Before we said our goodbyes and began our descent down the mountain, Miss Mary handed the pink notebook to me, smiling. She then stopped and leaned in, gazing intently in my eyes. “I’ve read a few stories. I’ve skimmed over all the pages. I’ve prayed for every single one. You must finish the book. You must share the stories. The women in the book will lift another woman from the ditch and help her find her way.”
Maybe this is a piece of what will be written in the last chapter. Even if Building Eden is only read by young Jamaican women, even if it is only shared by Miss Mary in her ministry efforts to let girls know they can be leaders and bring God-breathed restoration to places ravaged by darkness and pain, it will be worth writing. And it will be salt.

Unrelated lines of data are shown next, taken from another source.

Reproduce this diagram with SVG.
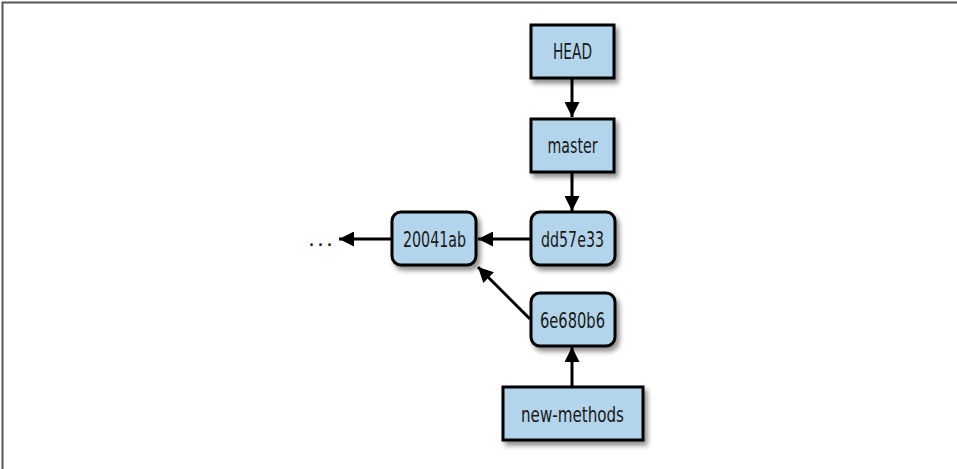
<svg xmlns="http://www.w3.org/2000/svg" width="957" height="469" viewBox="0 0 957 469">
<defs>
<filter id="sh" x="-20%" y="-20%" width="150%" height="160%">
<feGaussianBlur in="SourceAlpha" stdDeviation="2.5"/>
<feOffset dx="3" dy="4" result="b"/>
<feComponentTransfer><feFuncA type="linear" slope="0.45"/></feComponentTransfer>
<feMerge><feMergeNode/><feMergeNode in="SourceGraphic"/></feMerge>
</filter>
<marker id="ah" viewBox="0 0 10 10" refX="10" refY="5" markerWidth="5" markerHeight="5" orient="auto" markerUnits="strokeWidth">
<path d="M0,0 L10,5 L0,10 Z" fill="#000"/>
</marker>
</defs>
<style>
.box{fill:#b3d5eb;stroke:#000;stroke-width:3;filter:url(#sh)}
.lbl{font-family:"DejaVu Sans Condensed","Liberation Sans Narrow","Liberation Sans",sans-serif;font-stretch:condensed;font-size:22px;fill:#1a1a1a;text-anchor:middle;dominant-baseline:central}
.edge{stroke:#000;stroke-width:3;fill:none;marker-end:url(#ah)}
</style>
<rect width="957" height="469" fill="#fff"/>
<path d="M2.5,469 V2.5 H957" fill="none" stroke="#555" stroke-width="2"/>
<g id="connectors">
<line class="edge" x1="572" y1="78" x2="572" y2="117"/>
<line class="edge" x1="572" y1="172" x2="572" y2="211"/>
<line class="edge" x1="530" y1="239" x2="478" y2="239"/>
<line class="edge" x1="392" y1="239" x2="339" y2="239"/>
<line class="edge" x1="530" y1="319" x2="478" y2="267"/>
<line class="edge" x1="572" y1="386" x2="572" y2="347"/>
</g>
<g id="HEAD"><rect class="box" x="531" y="25" width="83" height="53"/><text class="lbl" x="572.5" y="51" textLength="39" lengthAdjust="spacingAndGlyphs">HEAD</text></g>
<g id="master"><rect class="box" x="531" y="119" width="83" height="53"/><text class="lbl" x="572.5" y="145.5" textLength="50" lengthAdjust="spacingAndGlyphs">master</text></g>
<g id="dd57e33"><rect class="box" x="531" y="212" width="84" height="53" rx="9"/><text class="lbl" x="572.5" y="239" textLength="63" lengthAdjust="spacingAndGlyphs">dd57e33</text></g>
<g id="c20041ab"><rect class="box" x="392" y="212" width="84" height="53" rx="9"/><text class="lbl" x="434.5" y="239" textLength="63" lengthAdjust="spacingAndGlyphs">20041ab</text></g>
<g id="c6e680b6"><rect class="box" x="531" y="293" width="84" height="53" rx="9"/><text class="lbl" x="572.5" y="320" textLength="65" lengthAdjust="spacingAndGlyphs">6e680b6</text></g>
<g id="new-methods"><rect class="box" x="503" y="387" width="140" height="53"/><text class="lbl" x="572.5" y="414" textLength="103" lengthAdjust="spacingAndGlyphs">new-methods</text></g>
<g id="ellipsis"><text x="308" y="246" style="font-family:'DejaVu Sans',sans-serif;font-size:22px;fill:#1a1a1a;letter-spacing:2px">...</text></g>
</svg>
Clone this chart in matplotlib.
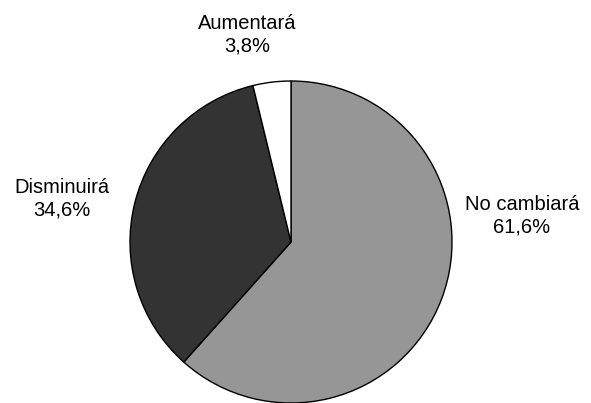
import matplotlib.pyplot as plt

categories = ['No cambiará', 'Disminuirá', 'Aumentará']
values = [61.6, 34.6, 3.8]
colors = ['#969696', '#333333', '#ffffff']

# label centres in pixels (x, y from top)
label_pos = [(522, 216), (62, 199), (247, 35)]

W, H = 591, 403
fig = plt.figure(figsize=(W / 100, H / 100), dpi=100)
plt.rcParams['font.family'] = ['Liberation Sans', 'DejaVu Sans']

cx, cy, r = 291, 242, 161
ax = fig.add_axes([(cx - r) / W, (H - cy - r) / H, 2 * r / W, 2 * r / H])
ax.pie(values, colors=colors, startangle=90, counterclock=False,
       wedgeprops=dict(edgecolor='black', linewidth=1.0))
ax.set_xlim(-1, 1)
ax.set_ylim(-1, 1)
ax.set_aspect('equal')
ax.axis('off')

for name, val, (px, py) in zip(categories, values, label_pos):
    txt = f'{name}\n{val:.1f}%'.replace('.', ',')
    fig.text(px / W, 1 - py / H, txt, ha='center', va='center',
             fontsize=14.5, linespacing=1.25)

fig.savefig('out.png', dpi=100)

Thank you for your prayers. Thank you for your prayers for me as I seek boldness in in sharing truth about restoration, reconciliation, love, and hope in a culture that often feels like it would rather hold on to hate. Thank you to those of you who continue to be salt to me, to your friends and family, to your community.
We are in this together. Tears and sweat and all. Salt.
xoxo as the tears fall…
This year, I’m sharing 31 thought-FULL things I’ve been taught by the women of Building Eden, the book I’m writing about women who believe restoration is a reality – on earth as it is in heaven.
There is not one who doesn’t fight, there is not one who isn’t afraid, there is not one who at times questions or wonders or worries that they’ll be found lacking in a world that loves to define by the doing. The women battle self-loathing, they battle mental illness, they battle loneliness, they battle their past. They battle oppression and bias and scorn.
And yet, they still believe.
And these women have taught me more about leadership, about servitude, and about being fully and gracefully and unapologetically a woman than any book, seminar, conference, or Ted Talk ever could.
What I share is just a taste of what will be in the book. I pray the words of the women will inspire you to be unafraid to stand in the gap to restore what is broken in the world around you.